__What to work on__: Retype the whole listing verbatim and keep the pictures out of it.
====== Information provided
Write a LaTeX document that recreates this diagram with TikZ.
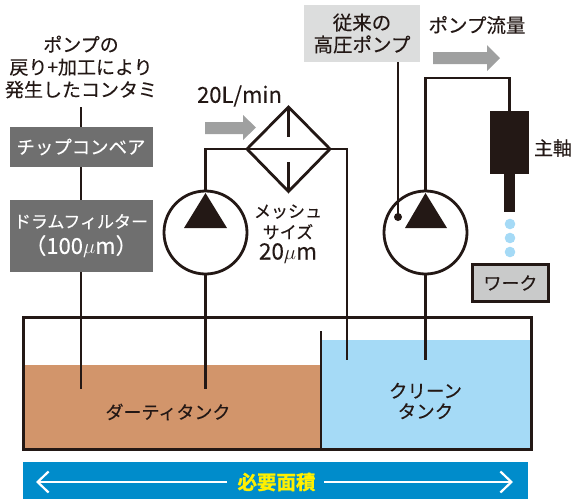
\documentclass[tikz,border=0pt]{standalone}
\usepackage{fontspec}
\setmainfont[FakeBold=0.25]{Noto Sans CJK JP}
\newfontfamily\boldcjk[FakeBold=1.2]{Noto Sans CJK JP Bold}
\usetikzlibrary{arrows.meta}
\definecolor{ink}{HTML}{231815}
\definecolor{dirty}{HTML}{D2956B}
\definecolor{clean}{HTML}{A5DAF6}
\definecolor{band}{HTML}{008CCB}
\definecolor{boxgray}{HTML}{6F6F6F}
\definecolor{lightbox}{HTML}{DCDDDD}
\definecolor{work}{HTML}{C9CACA}
\definecolor{arrowgray}{HTML}{9FA0A0}
\definecolor{signal}{HTML}{FFF000}
\newcommand{\fs}[2]{\fontsize{#1}{#2}\selectfont}
\tikzset{
  pipe/.style={draw=ink,line width=2.8pt},
  thin pipe/.style={draw=ink,line width=2.2pt},
  label/.style={text=ink,align=center,inner sep=0pt},
  graybox/.style={fill=boxgray,text=white,align=center,inner sep=0pt},
  pumpcircle/.style={circle,draw=ink,line width=2.8pt,fill=white,minimum size=83pt,inner sep=0pt},
  flowarrow/.style={fill=arrowgray,draw=none}
}
\begin{document}
\begin{tikzpicture}[x=1pt,y=-1pt]
\useasboundingbox (0,0) rectangle (571,499);
% liquids
\fill[dirty] (23,365) rectangle (321,449);
\fill[clean] (321,340) rectangle (531,449);
% tank
\node[draw=ink,line width=3pt,minimum width=508pt,minimum height=132pt,inner sep=0pt] (tank) at (277,383) {};
\coordinate (wallTop) at (321,331);
\coordinate (wallBot) at (321,449);
\draw[draw=ink,line width=2.2pt] (wallTop) -- (wallBot);
% pipe ends
\coordinate (dirtyA) at (81,389);
\coordinate (dirtyB) at (205.5,389);
\coordinate (cleanA) at (347,360);
\coordinate (cleanB) at (425.5,360);
% boxes
\node[label,font=\fs{19}{22.5}] (contam) at (81,67) {ポンプの\\戻り+加工により\\発生したコンタミ};
\coordinate (contamEnd) at (81,107);
\node[graybox,font=\fs{18.4}{20},minimum width=143pt,minimum height=40pt] (conv) at (81,147) {チップコンベア};
\node[graybox,font=\fs{17}{26},minimum width=143pt,minimum height=72pt] (drum) at (81,236) {\raisebox{-4pt}{ドラムフィルター}\\\raisebox{-4pt}{\fs{22}{26}（100$\mu$m）}};
\draw[thin pipe] (contamEnd) -- (conv.north);
\draw[thin pipe] (conv.south) -- (drum.north);
\draw[thin pipe] (drum.south) -- (dirtyA);
% pump left
\node[pumpcircle] (pumpL) at (205.5,232.5) {};
\fill[ink] (205.5,193) -- (227,228) -- (184,228) -- cycle;
% filter
\coordinate (fW) at (247,149);
\coordinate (fE) at (330,149);
\coordinate (fN) at (288.5,107);
\coordinate (fS) at (288.5,191.5);
\draw[pipe,line join=miter] (fN) -- (fE) -- (fS) -- (fW) -- cycle;
\draw[pipe] (fW) -- (fE);
\draw[pipe] (fN) -- (288.5,137);
\draw[pipe] (fS) -- (288.5,162);
\draw[pipe] (pumpL.north) -- (205.5,149) -- (fW);
\draw[pipe] (fE) -- (347,149) -- (cleanA);
\draw[pipe] (pumpL.south) -- (dirtyB);
\node[label,font=\fs{22}{24}] (rate) at (239.5,96) {20L/min};
\fill[flowarrow] (205,122) -- (243,122) -- (243,115) -- (256,127.5) -- (243,140) -- (243,134) -- (205,134) -- cycle;
\node[label,font=\fs{17}{21}] (mesh) at (288,234) {メッシュ\\サイズ\\{\fs{22.5}{21}20$\mu$m}};
% pump right
\node[pumpcircle] (pumpR) at (425.5,232.5) {};
\fill[ink] (425.5,193) -- (447,228) -- (405,228) -- cycle;
\draw[pipe] (pumpR.south) -- (cleanB);
% conventional
\node[label,font=\fs{19.5}{22},fill=lightbox,minimum width=116pt,minimum height=57pt] (conv2) at (362,33.5) {従来の\\高圧ポンプ};
\coordinate (dot) at (398,217);
\fill[ink] (dot) circle (4pt);
\draw[thin pipe] (398,62) -- (dot);
\node[label,font=\fs{19.5}{22}] (flow) at (477,25) {ポンプ流量};
\fill[flowarrow] (433,52) -- (487,52) -- (487,45) -- (500,58) -- (487,71) -- (487,64) -- (433,64) -- cycle;
% spindle
\node[fill=ink,minimum width=39pt,minimum height=63pt,inner sep=0pt] (spindle) at (509.5,142.5) {};
\fill[ink] (504,174) rectangle (515,212);
\draw[pipe] (pumpR.north) -- (425.5,78) -- (509.5,78) -- (spindle.north);
\node[label,font=\fs{19}{22}] (shaft) at (553,148) {主軸};
\fill[clean] (510,224) circle (5.3pt) (510,238) circle (5.3pt) (510,252) circle (5.3pt);
\node[label,font=\fs{18}{20},fill=work,draw=ink,line width=2.8pt,minimum width=76pt,minimum height=37pt] (work) at (510.5,283) {ワーク};
% tank labels
\node[label,font=\fs{18}{20}] (dlabel) at (168,412) {ダーティタンク};
\node[label,font=\fs{18.5}{20.5}] (clabel) at (425.5,401) {クリーン\\タンク};
% band
\fill[band] (23,462) rectangle (528,499);
\node[text=signal,font=\boldcjk\fs{19.5}{21},inner sep=0pt] (need) at (276.5,482) {必要面積};
\coordinate (bandL) at (36,482);
\coordinate (bandR) at (513,482);
\draw[white,line width=2.2pt,-{Straight Barb[length=11pt,width=21pt,line width=2.2pt]}] (227,482) -- (bandL);
\draw[white,line width=2.2pt,-{Straight Barb[length=11pt,width=21pt,line width=2.2pt]}] (324,482) -- (bandR);
\end{tikzpicture}
\end{document}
============
__Written answer__:
Write a LaTeX document that recreates this diagram with TikZ.
\documentclass[tikz,border=0pt]{standalone}
\usepackage{fontspec}
\setmainfont[FakeBold=0.25]{Noto Sans CJK JP}
\newfontfamily\boldcjk[FakeBold=1.2]{Noto Sans CJK JP Bold}
\usetikzlibrary{arrows.meta}
\definecolor{ink}{HTML}{231815}
\definecolor{dirty}{HTML}{D2956B}
\definecolor{clean}{HTML}{A5DAF6}
\definecolor{band}{HTML}{008CCB}
\definecolor{boxgray}{HTML}{6F6F6F}
\definecolor{lightbox}{HTML}{DCDDDD}
\definecolor{work}{HTML}{C9CACA}
\definecolor{arrowgray}{HTML}{9FA0A0}
\definecolor{signal}{HTML}{FFF000}
\newcommand{\fs}[2]{\fontsize{#1}{#2}\selectfont}
\tikzset{
  pipe/.style={draw=ink,line width=2.8pt},
  thin pipe/.style={draw=ink,line width=2.2pt},
  label/.style={text=ink,align=center,inner sep=0pt},
  graybox/.style={fill=boxgray,text=white,align=center,inner sep=0pt},
  pumpcircle/.style={circle,draw=ink,line width=2.8pt,fill=white,minimum size=83pt,inner sep=0pt},
  flowarrow/.style={fill=arrowgray,draw=none}
}
\begin{document}
\begin{tikzpicture}[x=1pt,y=-1pt]
\useasboundingbox (0,0) rectangle (571,499);
% liquids
\fill[dirty] (23,365) rectangle (321,449);
\fill[clean] (321,340) rectangle (531,449);
% tank
\node[draw=ink,line width=3pt,minimum width=508pt,minimum height=132pt,inner sep=0pt] (tank) at (277,383) {};
\coordinate (wallTop) at (321,331);
\coordinate (wallBot) at (321,449);
\draw[draw=ink,line width=2.2pt] (wallTop) -- (wallBot);
% pipe ends
\coordinate (dirtyA) at (81,389);
\coordinate (dirtyB) at (205.5,389);
\coordinate (cleanA) at (347,360);
\coordinate (cleanB) at (425.5,360);
% boxes
\node[label,font=\fs{19}{22.5}] (contam) at (81,67) {ポンプの\\戻り+加工により\\発生したコンタミ};
\coordinate (contamEnd) at (81,107);
\node[graybox,font=\fs{18.4}{20},minimum width=143pt,minimum height=40pt] (conv) at (81,147) {チップコンベア};
\node[graybox,font=\fs{17}{26},minimum width=143pt,minimum height=72pt] (drum) at (81,236) {\raisebox{-4pt}{ドラムフィルター}\\\raisebox{-4pt}{\fs{22}{26}（100$\mu$m）}};
\draw[thin pipe] (contamEnd) -- (conv.north);
\draw[thin pipe] (conv.south) -- (drum.north);
\draw[thin pipe] (drum.south) -- (dirtyA);
% pump left
\node[pumpcircle] (pumpL) at (205.5,232.5) {};
\fill[ink] (205.5,193) -- (227,228) -- (184,228) -- cycle;
% filter
\coordinate (fW) at (247,149);
\coordinate (fE) at (330,149);
\coordinate (fN) at (288.5,107);
\coordinate (fS) at (288.5,191.5);
\draw[pipe,line join=miter] (fN) -- (fE) -- (fS) -- (fW) -- cycle;
\draw[pipe] (fW) -- (fE);
\draw[pipe] (fN) -- (288.5,137);
\draw[pipe] (fS) -- (288.5,162);
\draw[pipe] (pumpL.north) -- (205.5,149) -- (fW);
\draw[pipe] (fE) -- (347,149) -- (cleanA);
\draw[pipe] (pumpL.south) -- (dirtyB);
\node[label,font=\fs{22}{24}] (rate) at (239.5,96) {20L/min};
\fill[flowarrow] (205,122) -- (243,122) -- (243,115) -- (256,127.5) -- (243,140) -- (243,134) -- (205,134) -- cycle;
\node[label,font=\fs{17}{21}] (mesh) at (288,234) {メッシュ\\サイズ\\{\fs{22.5}{21}20$\mu$m}};
% pump right
\node[pumpcircle] (pumpR) at (425.5,232.5) {};
\fill[ink] (425.5,193) -- (447,228) -- (405,228) -- cycle;
\draw[pipe] (pumpR.south) -- (cleanB);
% conventional
\node[label,font=\fs{19.5}{22},fill=lightbox,minimum width=116pt,minimum height=57pt] (conv2) at (362,33.5) {従来の\\高圧ポンプ};
\coordinate (dot) at (398,217);
\fill[ink] (dot) circle (4pt);
\draw[thin pipe] (398,62) -- (dot);
\node[label,font=\fs{19.5}{22}] (flow) at (477,25) {ポンプ流量};
\fill[flowarrow] (433,52) -- (487,52) -- (487,45) -- (500,58) -- (487,71) -- (487,64) -- (433,64) -- cycle;
% spindle
\node[fill=ink,minimum width=39pt,minimum height=63pt,inner sep=0pt] (spindle) at (509.5,142.5) {};
\fill[ink] (504,174) rectangle (515,212);
\draw[pipe] (pumpR.north) -- (425.5,78) -- (509.5,78) -- (spindle.north);
\node[label,font=\fs{19}{22}] (shaft) at (553,148) {主軸};
\fill[clean] (510,224) circle (5.3pt) (510,238) circle (5.3pt) (510,252) circle (5.3pt);
\node[label,font=\fs{18}{20},fill=work,draw=ink,line width=2.8pt,minimum width=76pt,minimum height=37pt] (work) at (510.5,283) {ワーク};
% tank labels
\node[label,font=\fs{18}{20}] (dlabel) at (168,412) {ダーティタンク};
\node[label,font=\fs{18.5}{20.5}] (clabel) at (425.5,401) {クリーン\\タンク};
% band
\fill[band] (23,462) rectangle (528,499);
\node[text=signal,font=\boldcjk\fs{19.5}{21},inner sep=0pt] (need) at (276.5,482) {必要面積};
\coordinate (bandL) at (36,482);
\coordinate (bandR) at (513,482);
\draw[white,line width=2.2pt,-{Straight Barb[length=11pt,width=21pt,line width=2.2pt]}] (227,482) -- (bandL);
\draw[white,line width=2.2pt,-{Straight Barb[length=11pt,width=21pt,line width=2.2pt]}] (324,482) -- (bandR);
\end{tikzpicture}
\end{document}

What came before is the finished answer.